Arthur MacManus

The Vendetta


Source: The Communist, March 21, 1921.
Publisher: Communist Party of Great Britain
Transcription/Markup: Brian Reid
Proofreader: Brian Reid
Public Domain: Marxists Internet Archive (2006). You may freely copy, distribute, display and perform this work; as well as make derivative and commercial works. Please credit “Marxists Internet Archive” as your source.


Alarmed by the success of the formation of a United Communist Party in Britain, and disturbed by the welcome of our policy by the working class in all parts of the country, the custodians of capitalism have sworn a vendetta, and that worthy Corsican, Sir Basil Thomson with his department, have been entrusted with the mission. Still elated with the 1919 success (the smashing of the police strike) and the 1920 success (the expulsion of Kameneff), and no doubt a bit worried as to what might provide the laurels for 1921 (Ireland at the moment scenting a somewhat doubtful field), the zeal of the Department in its latest task call well be imagined.

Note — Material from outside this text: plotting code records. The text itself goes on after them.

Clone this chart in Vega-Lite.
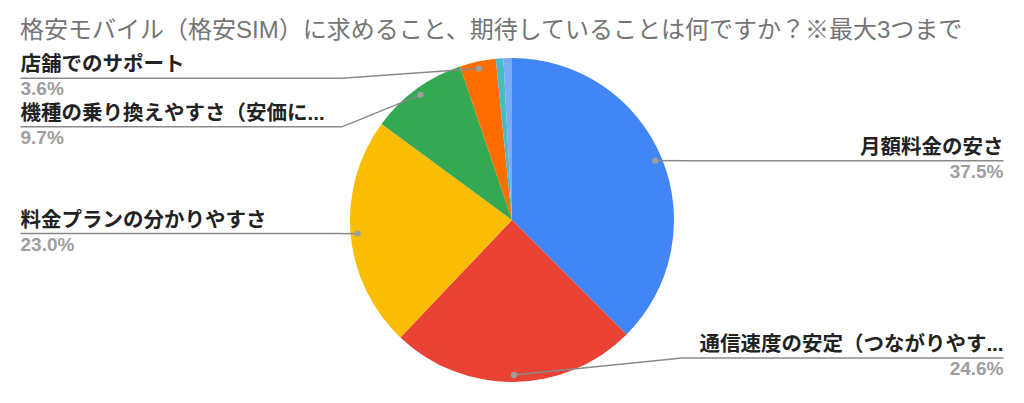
{
  "$schema": "https://vega.github.io/schema/vega-lite/v6.json",
  "width": 1024,
  "height": 350,
  "autosize": "none",
  "padding": {"top": 45, "left": 0, "right": 0, "bottom": 8},
  "background": "white",
  "title": {
    "text": "格安モバイル（格安SIM）に求めること、期待していることは何ですか？※最大3つまで",
    "anchor": "start",
    "frame": "group",
    "dx": 20,
    "dy": 6,
    "offset": 8,
    "fontSize": 24,
    "fontWeight": "normal",
    "color": "#757575",
    "font": "Liberation Sans, Noto Sans CJK JP"
  },
  "config": {"view": {"stroke": null}},
  "data": {
    "values": [
      {"id": 1, "label": "月額料金の安さ", "value": 37.5},
      {"id": 2, "label": "通信速度の安定（つながりやす...", "value": 24.6},
      {"id": 3, "label": "料金プランの分かりやすさ", "value": 23.0},
      {"id": 4, "label": "機種の乗り換えやすさ（安価に...", "value": 9.7},
      {"id": 5, "label": "店舗でのサポート", "value": 3.6},
      {"id": 6, "label": "その他", "value": 0.75},
      {"id": 7, "label": "特になし", "value": 0.85}
    ]
  },
  "transform": [
    {"joinaggregate": [{"op": "sum", "field": "value", "as": "total"}]},
    {"window": [{"op": "sum", "field": "value", "as": "cum"}], "sort": [{"field": "id"}], "frame": [null, 0]},
    {"calculate": "(datum.cum - datum.value / 2) / datum.total * 2 * PI", "as": "mid"},
    {"calculate": "datum.value / datum.total", "as": "share"},
    {"calculate": "0.957 * sin(datum.mid)", "as": "dotX"},
    {"calculate": "0.957 * cos(datum.mid)", "as": "dotY"},
    {"calculate": "datum.dotX >= 0 ? 1 : -1", "as": "side"},
    {"calculate": "clamp(datum.dotY, -0.852, 0.875)", "as": "cy"}
  ],
  "layer": [
    {
      "mark": {"type": "arc", "outerRadius": 162},
      "encoding": {
        "theta": {"field": "value", "type": "quantitative", "stack": true},
        "order": {"field": "id", "type": "quantitative"},
        "color": {
          "field": "label",
          "type": "nominal",
          "legend": null,
          "scale": {
            "domain": ["月額料金の安さ", "通信速度の安定（つながりやす...", "料金プランの分かりやすさ", "機種の乗り換えやすさ（安価に...", "店舗でのサポート", "その他", "特になし"],
            "range": ["#4285f4", "#ea4335", "#fbbc04", "#34a853", "#ff6d01", "#46bdc6", "#7baaf7"]
          }
        }
      }
    },
    {
      "transform": [
        {"filter": "datum.share >= 0.02"},
        {"window": [{"op": "lag", "field": "cy", "as": "prevCy"}], "groupby": ["side"], "sort": [{"field": "dotY", "order": "descending"}]},
        {"calculate": "datum.prevCy == null ? datum.cy : min(datum.cy, datum.prevCy - 0.30)", "as": "lineY"},
        {"calculate": "datum.side * 1.05", "as": "elbowX"},
        {"calculate": "datum.side * 3.034", "as": "endX"}
      ],
      "layer": [
        {
          "mark": {"type": "rule", "color": "#8a8a8a", "strokeWidth": 1.5},
          "encoding": {
            "x": {"field": "dotX", "type": "quantitative", "axis": null, "scale": {"domain": [-3.16049, 3.16049], "nice": false, "zero": false}},
            "y": {"field": "dotY", "type": "quantitative", "axis": null, "scale": {"domain": [-1.08025, 1.08025], "nice": false, "zero": false}},
            "x2": {"field": "elbowX"},
            "y2": {"field": "lineY"}
          }
        },
        {
          "mark": {"type": "rule", "color": "#8a8a8a", "strokeWidth": 1.5},
          "encoding": {
            "x": {"field": "elbowX", "type": "quantitative", "axis": null, "scale": {"domain": [-3.16049, 3.16049], "nice": false, "zero": false}},
            "y": {"field": "lineY", "type": "quantitative", "axis": null, "scale": {"domain": [-1.08025, 1.08025], "nice": false, "zero": false}},
            "x2": {"field": "endX"}
          }
        },
        {
          "mark": {"type": "point", "filled": true, "color": "#9e9e9e", "size": 40, "opacity": 1},
          "encoding": {
            "x": {"field": "dotX", "type": "quantitative", "axis": null, "scale": {"domain": [-3.16049, 3.16049], "nice": false, "zero": false}},
            "y": {"field": "dotY", "type": "quantitative", "axis": null, "scale": {"domain": [-1.08025, 1.08025], "nice": false, "zero": false}}
          }
        },
        {
          "transform": [{"filter": "datum.side == 1"}],
          "mark": {"type": "text", "align": "right", "baseline": "alphabetic", "dy": -7, "fontSize": 20.5, "fontWeight": "bold", "color": "#222222", "font": "Liberation Sans, Noto Sans CJK JP"},
          "encoding": {
            "x": {"field": "endX", "type": "quantitative", "axis": null, "scale": {"domain": [-3.16049, 3.16049], "nice": false, "zero": false}},
            "y": {"field": "lineY", "type": "quantitative", "axis": null, "scale": {"domain": [-1.08025, 1.08025], "nice": false, "zero": false}},
            "text": {"field": "label", "type": "nominal"}
          }
        },
        {
          "transform": [{"filter": "datum.side == -1"}],
          "mark": {"type": "text", "align": "left", "baseline": "alphabetic", "dy": -7, "fontSize": 20.5, "fontWeight": "bold", "color": "#222222", "font": "Liberation Sans, Noto Sans CJK JP"},
          "encoding": {
            "x": {"field": "endX", "type": "quantitative", "axis": null, "scale": {"domain": [-3.16049, 3.16049], "nice": false, "zero": false}},
            "y": {"field": "lineY", "type": "quantitative", "axis": null, "scale": {"domain": [-1.08025, 1.08025], "nice": false, "zero": false}},
            "text": {"field": "label", "type": "nominal"}
          }
        },
        {
          "transform": [{"filter": "datum.side == 1"}],
          "mark": {"type": "text", "align": "right", "baseline": "top", "dy": 2, "fontSize": 19, "fontWeight": "bold", "color": "#9e9e9e", "font": "Liberation Sans, Noto Sans CJK JP"},
          "encoding": {
            "x": {"field": "endX", "type": "quantitative", "axis": null, "scale": {"domain": [-3.16049, 3.16049], "nice": false, "zero": false}},
            "y": {"field": "lineY", "type": "quantitative", "axis": null, "scale": {"domain": [-1.08025, 1.08025], "nice": false, "zero": false}},
            "text": {"field": "share", "type": "quantitative", "format": ".1%"}
          }
        },
        {
          "transform": [{"filter": "datum.side == -1"}],
          "mark": {"type": "text", "align": "left", "baseline": "top", "dy": 2, "fontSize": 19, "fontWeight": "bold", "color": "#9e9e9e", "font": "Liberation Sans, Noto Sans CJK JP"},
          "encoding": {
            "x": {"field": "endX", "type": "quantitative", "axis": null, "scale": {"domain": [-3.16049, 3.16049], "nice": false, "zero": false}},
            "y": {"field": "lineY", "type": "quantitative", "axis": null, "scale": {"domain": [-1.08025, 1.08025], "nice": false, "zero": false}},
            "text": {"field": "share", "type": "quantitative", "format": ".1%"}
          }
        }
      ]
    }
  ]
}
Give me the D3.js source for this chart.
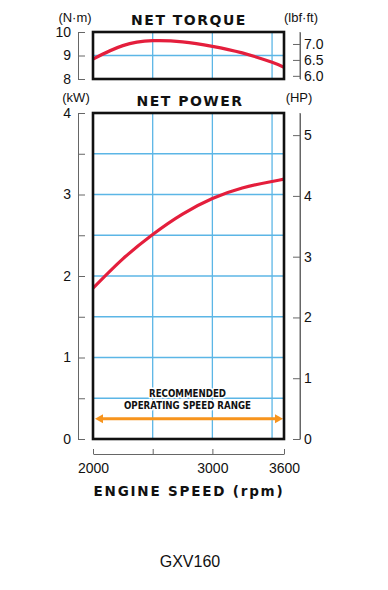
<!DOCTYPE html>
<html>
<head>
<meta charset="utf-8">
<script src="https://cdn.jsdelivr.net/npm/d3@7"></script>
<style>
  body { margin: 0; background: #fff; }
  svg { display: block; }
  .tick text { font-family: "Liberation Sans", Arial, sans-serif; fill: #111; }
  .axis path, .axis line { stroke: #666; stroke-width: 1; }
</style>
</head>
<body>
<div id="chart"></div>
<script>
// engine speed samples (rpm) and the values
var rpm = [2000, 2250, 2500, 2750, 3000, 3250, 3500, 3600];
var torqueNm = [8.85, 9.42, 9.63, 9.58, 9.39, 9.11, 8.71, 8.50];
var powerKw = [1.85, 2.21, 2.51, 2.76, 2.95, 3.08, 3.16, 3.19];

var rpmTicks = [2000, 2500, 3000, 3600];
var rpmLabels = ['2000', '', '3000', '3600'];
var rpmGrid = [2500, 3000, 3500];
var torqueTicks = [8, 9, 10];
var lbfTicks = [6.0, 6.5, 7.0];
var kwTicks = [0, 0.5, 1, 1.5, 2, 2.5, 3, 3.5, 4];
var kwGrid = [0.5, 1, 1.5, 2, 2.5, 3, 3.5];
var hpTicks = [0, 1, 2, 3, 4, 5];
var rangeRpm = [2000, 3600];
var rangeLines = ['RECOMMENDED', 'OPERATING SPEED RANGE'];

var NM_TO_LBF = 0.7376;
var KW_TO_HP = 1 / 0.7457;

var W = 388, H = 590;
var left = 93, right = 284;
var tTop = 32, tBot = 79;
var pTop = 113, pBot = 439;
var axL = 78, axR = 300, axB = 454;

var gridColor = '#5cb6e6';
var red = '#e41e3c';

var svg = d3.select('#chart').append('svg')
    .attr('width', W)
    .attr('height', H);

var x = d3.scaleLinear().domain([2000, 3600]).range([left, right]);
var yT = d3.scaleLinear().domain([8, 10]).range([tBot, tTop]);
var yLbf = d3.scaleLinear().domain([8 * NM_TO_LBF, 10 * NM_TO_LBF]).range([tBot, tTop]);
var yP = d3.scaleLinear().domain([0, 4]).range([pBot, pTop]);
var yHp = d3.scaleLinear().domain([0, 4 * KW_TO_HP]).range([pBot, pTop]);

function panel(y, yTop, yBot, hGrid, values, clipId) {
    var g = svg.append('g');
    g.append('clipPath').attr('id', clipId)
        .append('rect')
        .attr('x', left).attr('y', yTop)
        .attr('width', right - left).attr('height', yBot - yTop);
    g.selectAll('line.vgrid')
        .data(rpmGrid)
        .enter()
        .append('line')
        .attr('x1', function (d) { return x(d); })
        .attr('x2', function (d) { return x(d); })
        .attr('y1', yTop).attr('y2', yBot)
        .style('stroke', gridColor)
        .style('stroke-width', 1.3);
    g.selectAll('line.hgrid')
        .data(hGrid)
        .enter()
        .append('line')
        .attr('x1', left).attr('x2', right)
        .attr('y1', function (d) { return y(d); })
        .attr('y2', function (d) { return y(d); })
        .style('stroke', gridColor)
        .style('stroke-width', 1.3);
    var line = d3.line()
        .x(function (d, i) { return x(rpm[i]); })
        .y(function (d) { return y(d); })
        .curve(d3.curveNatural);
    g.append('path')
        .datum(values)
        .attr('d', line)
        .attr('clip-path', 'url(#' + clipId + ')')
        .style('fill', 'none')
        .style('stroke', red)
        .style('stroke-width', 3.2);
    return g;
}

function frame(yTop, yBot) {
    svg.append('rect')
        .attr('x', left).attr('y', yTop)
        .attr('width', right - left).attr('height', yBot - yTop)
        .style('fill', 'none')
        .style('stroke', '#111')
        .style('stroke-width', 2.6);
}

// Torque panel
panel(yT, tTop, tBot, [9], torqueNm, 'clipT');
frame(tTop, tBot);

// Power panel
var pg = panel(yP, pTop, pBot, kwGrid, powerKw, 'clipP');

// Recommended operating range arrow
var arrowY = yP(0.25);
var ax0 = x(rangeRpm[0]) + 2, ax1 = x(rangeRpm[1]) - 1;
pg.append('line')
    .attr('x1', ax0 + 5).attr('x2', ax1 - 5)
    .attr('y1', arrowY).attr('y2', arrowY)
    .style('stroke', '#f7941d')
    .style('stroke-width', 3);
pg.append('path')
    .attr('d', 'M' + ax0 + ',' + arrowY + 'L' + (ax0 + 8) + ',' + (arrowY - 4.5) + 'L' + (ax0 + 8) + ',' + (arrowY + 4.5) + 'Z')
    .style('fill', '#f7941d');
pg.append('path')
    .attr('d', 'M' + ax1 + ',' + arrowY + 'L' + (ax1 - 8) + ',' + (arrowY - 4.5) + 'L' + (ax1 - 8) + ',' + (arrowY + 4.5) + 'Z')
    .style('fill', '#f7941d');

// white halo drawn under the glyphs with paint-order
var rangeWidths = [77, 127];
pg.selectAll('text.range')
    .data(rangeLines)
    .enter()
    .append('text')
    .classed('range', true)
    .attr('x', (left + right) / 2 - 1)
    .attr('y', function (d, i) { return 397 + i * 11.5; })
    .attr('text-anchor', 'middle')
    .attr('textLength', function (d, i) { return rangeWidths[i]; })
    .attr('lengthAdjust', 'spacingAndGlyphs')
    .style('font-family', '"DejaVu Sans Condensed", "DejaVu Sans", sans-serif')
    .style('font-weight', 'bold')
    .style('font-size', '11px')
    .style('fill', '#111')
    .style('stroke', '#fff')
    .style('stroke-width', 3)
    .style('stroke-linejoin', 'round')
    .style('paint-order', 'stroke')
    .text(function (d) { return d; });
frame(pTop, pBot);

// Axes
function leftAxis(scale, ticks, fmt, size) {
    var g = svg.append('g')
        .attr('class', 'axis')
        .attr('transform', 'translate(' + axL + ',0)')
        .call(d3.axisLeft(scale).tickValues(ticks).tickFormat(fmt)
            .tickSizeInner(-7).tickSizeOuter(0).tickPadding(7));
    g.selectAll('text').style('font-size', size);
}
function rightAxis(scale, ticks, fmt, size) {
    var g = svg.append('g')
        .attr('class', 'axis')
        .attr('transform', 'translate(' + axR + ',0)')
        .call(d3.axisRight(scale).tickValues(ticks).tickFormat(fmt)
            .tickSizeInner(-7).tickSizeOuter(0).tickPadding(4));
    g.selectAll('text').style('font-size', size);
}

leftAxis(yT, torqueTicks, d3.format('d'), '14px');
rightAxis(yLbf, lbfTicks, d3.format('.1f'), '14px');
leftAxis(yP, kwTicks, function (d) { return d % 1 === 0 ? d : ''; }, '14px');
rightAxis(yHp, hpTicks, d3.format('d'), '14px');

// right axis lines cover the whole panel height
svg.append('line').attr('x1', axR).attr('x2', axR).attr('y1', tTop).attr('y2', tBot)
    .style('stroke', '#666');
svg.append('line').attr('x1', axR).attr('x2', axR).attr('y1', pTop).attr('y2', pBot)
    .style('stroke', '#666');

var xg = svg.append('g')
    .attr('class', 'axis')
    .attr('transform', 'translate(0,' + axB + ')')
    .call(d3.axisBottom(x).tickValues(rpmTicks)
        .tickFormat(function (d, i) { return rpmLabels[i]; })
        .tickSizeInner(-5).tickSizeOuter(0).tickPadding(9));
xg.selectAll('text').style('font-size', '14px');

// Titles and units
function label(txt, lx, ly, size, weight, spacing) {
    svg.append('text')
        .attr('x', lx).attr('y', ly)
        .attr('text-anchor', 'middle')
        .style('font-family', weight === 'bold' ? '"DejaVu Sans", sans-serif' : '"Liberation Sans", Arial, sans-serif')
        .style('font-weight', weight)
        .style('font-size', size)
        .style('letter-spacing', spacing)
        .style('fill', '#111')
        .text(txt);
}
label('NET TORQUE', 189, 24.5, '14px', 'bold', '1.5px');
label('NET POWER', 190, 106, '14px', 'bold', '1.5px');
label('ENGINE SPEED (rpm)', 189, 496, '13.5px', 'bold', '1.8px');
label('(N\u00b7m)', 75, 21.5, '13px', 'normal', '0');
label('(lbf\u00b7ft)', 301, 21.5, '13px', 'normal', '0');
label('(kW)', 76, 102, '13px', 'normal', '0');
label('(HP)', 299, 102, '13px', 'normal', '0');
label('GXV160', 190, 567, '16px', 'normal', '0');
</script>
</body>
</html>
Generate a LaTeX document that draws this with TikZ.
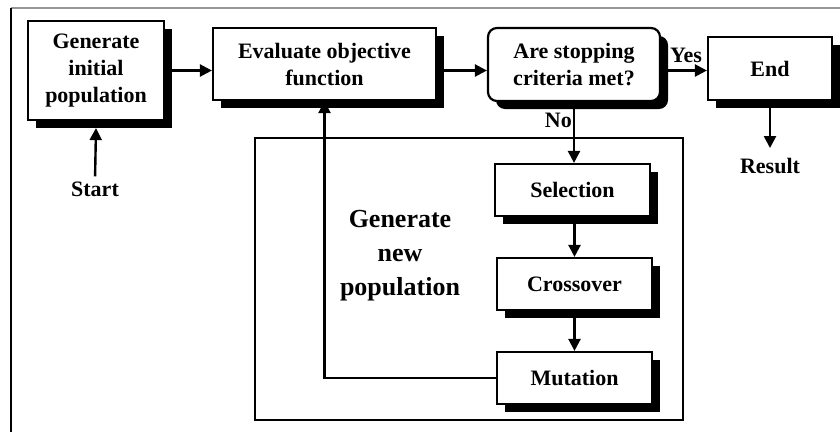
\documentclass[tikz,border=0pt]{standalone}
\usepackage{fontspec}
\setmainfont{Liberation Serif}
\usetikzlibrary{arrows.meta, shadows, calc}

\begin{document}
\begin{tikzpicture}[x=1pt,y=1pt,yscale=-1,xscale=1,
  block/.style={draw, line width=2.2pt, fill=white, align=center, inner sep=0pt,
    font=\bfseries\fontsize{22}{27}\selectfont,
    drop shadow={fill=black, opacity=1, shadow xshift=8pt, shadow yshift=-8pt}},
  lbl/.style={inner sep=1pt, font=\bfseries\fontsize{22}{27}\selectfont},
  flow/.style={line width=2.4pt, -{Triangle[length=12pt,width=12pt]}}]
\useasboundingbox (0,0) rectangle (840,432);

% frame
\draw [color={rgb, 255:red, 150; green, 150; blue, 150 }, line width=2pt] (11,8) -- (840,8) ;
\draw [line width=2.4pt] (11,8) -- (11,432) ;

% inner box
\draw [line width=2.2pt] (255,138) rectangle (683,420) ;

% Blocks
\node [block, minimum width=136pt, minimum height=99pt] (gen) at (96,70.5) {Generate\\initial\\population};
\node [block, minimum width=223pt, minimum height=72pt] (eval) at (324.5,64) {Evaluate objective\\function};
\node [block, rounded corners=9pt, minimum width=172pt, minimum height=73pt] (stop) at (574,64.5) {Are stopping\\criteria met?};
\node [block, minimum width=124pt, minimum height=63pt] (endb) at (770,68.5) {End};
\node [block, minimum width=155pt, minimum height=52pt] (sel) at (572.5,190) {Selection};
\node [block, minimum width=155pt, minimum height=52pt] (cro) at (574.5,284) {Crossover};
\node [block, minimum width=155pt, minimum height=52pt] (mut) at (574.5,378) {Mutation};

% Text Node
\node [lbl] (start) at (95,189) {Start};
% Text Node
\node [lbl] (result) at (770,166) {Result};
% Text Node
\node [align=center, font=\bfseries\fontsize{26}{34}\selectfont] (newpop) at (400,256) {Generate\\new\\population};

% Arrows
\draw [flow, shorten <=4pt] (start.north) -- ($(gen.south)+(0,7)$) ;
\draw [flow] (gen.east) -- (gen.east -| eval.west) ;
\draw [flow] (gen.east -| eval.east) -- (gen.east -| stop.west) ;
\draw [flow] (gen.east -| stop.east) -- node [lbl, above, yshift=6pt, xshift=2pt] (yes) {Yes} (gen.east -| endb.west) ;
\draw [flow] ($(endb.south)+(0,7)$) -- ($(result.north)+(0,-9)$) ;
\draw [flow] (stop.south) -- node [lbl, left, pos=0.3] (no) {No} (stop.south |- sel.north) ;
\draw [flow] (sel.south -| cro.north) -- (cro.north) ;
\draw [flow] (cro.south) -- (mut.north) ;
\draw [flow] (mut.west) -| (eval.south) ;

\end{tikzpicture}
\end{document}
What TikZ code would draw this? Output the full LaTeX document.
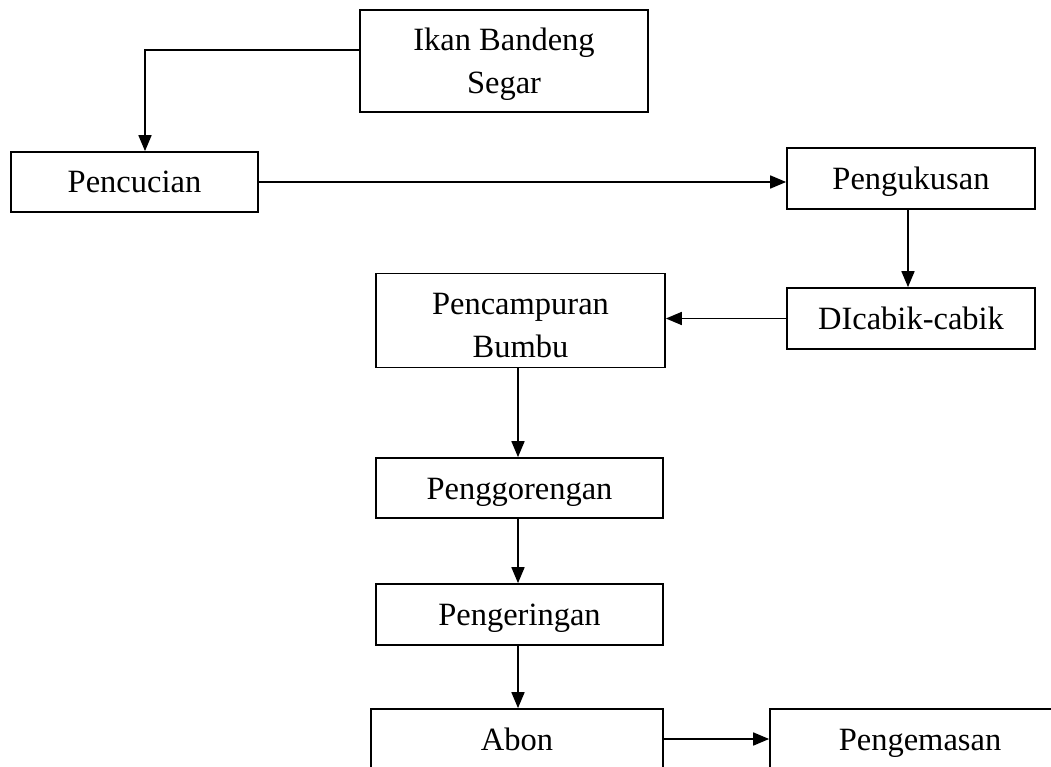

At any rate, judged by results, it can be tested and demonstrated. Although practically only some four weeks old, the Party has experienced the attention of the Department to such an extent as goes to form a striking tribute to our propaganda of Communism. Already on a previous occasion we had to draw attention to the inspired attempt to boycott THE COMMUNIST, which had for its only result the sending up of its circulation by at last 600 per cent. This policy, therefore, was not by any means either a happy or successful one, and it was changed, or one should rather say, supplemented; because, without relaxing the boycott in any way, the attention of the Department was also turned to the arresting of our speakers.

One by one they were being picked up on the flimsiest of pretexts and convicted, until to-day the list stands as follows:—

C. L. Malone, six months; Sylvia Pankhurst, six months; E. Veithime, six months; Taylor, six months; Scott, six months; Peterson, six months; Steele, three months; Harvey, three months; Webb, three months; Gallagher, three months.

Determined to acquaint the workers of the country with the full facts of the situation, we made several attempts to procure the use of public halls in which to hold demonstrations of protest, but here again we had evidence of the vendetta against the Communist Party.

Upon our application for the use of the Albert Hall, a meeting of the directors was summoned, at which it was decided that the Communist Party be not allowed the use of the hall. Any other political group, organisation, or society might be granted its use, but the Communist Party was taboo. Likewise was the Party refused the case of the Central Hall, Kingsway, etc. From the provinces came every day fresh evidence of the boycott of halls, and in some cases even the right to hold open-air meetings is denied to the Party.

Such is the liberty which our Constitutional friends keep assuring us is the prime virtue of democracy. Well, now is the time, and here is the opportunity, for those friends to protest against this apparent abuse of Constitutionalism and give us a little less proclamation but a little more demonstration of those virtues.

We on our part are not to be deceived by platitudes. We know capitalism, and understanding it we know just what to expect from it. We know that when any body of workers dares to raise its voice in protest against the continued subjection of the working class by capitalism there is but one thing left to do, hush that voice. The method of dosing with political soothing syrup may be applied in the first place, a process which explains the spineless character of the Labour Party, but when that method fails, as with the Communist Party, then there is nothing left for it but the mailed fist.

One thing stands out clear, capitalism has determined that all such voices shall be hushed, and it means to hush the voice of the Communist Party. Knowing full well that we are immune from the seductive whispers of the political harpy and that self-aggrandisement has neither a promising nor comfortable home in a party such as the Communist Party, capitalism is left with no choice of methods. Always it is and always it will and must be the mailed fist, because the Communist Party will always refuse to have its voice hushed.

Capitalism may hold the working class subjection by the strength of its might and power, but capitalism will never do it with the willing consent and acquiescence of that working class. Always and under all circumstance, will there be found fresh voices, growing not only in volume, but in numbers, raised to protest against this enslavement, and the rigour of the oppression will determine always the vigour of the protest. And to-day, with a number of its best members in gaol, with the use of the public halls denied to it, the street corner closed against it, and its central organ THE COMMUNIST, struggling out each week in increasing numbers in the teeth of its would-be suppressors, the Communist Party still more loudly raises its voice in protest, and its membership returns to greater activity than ever.

The vendetta is welcomed by the Communist Party and finds its fitting reply in the increasing enthusiasm of the workers for our revolutionary message. Use that enthusiasm for a general agitation to secure the release of all Communists who are in gaol. Comrades, get busy. Demand the release of the prisoners.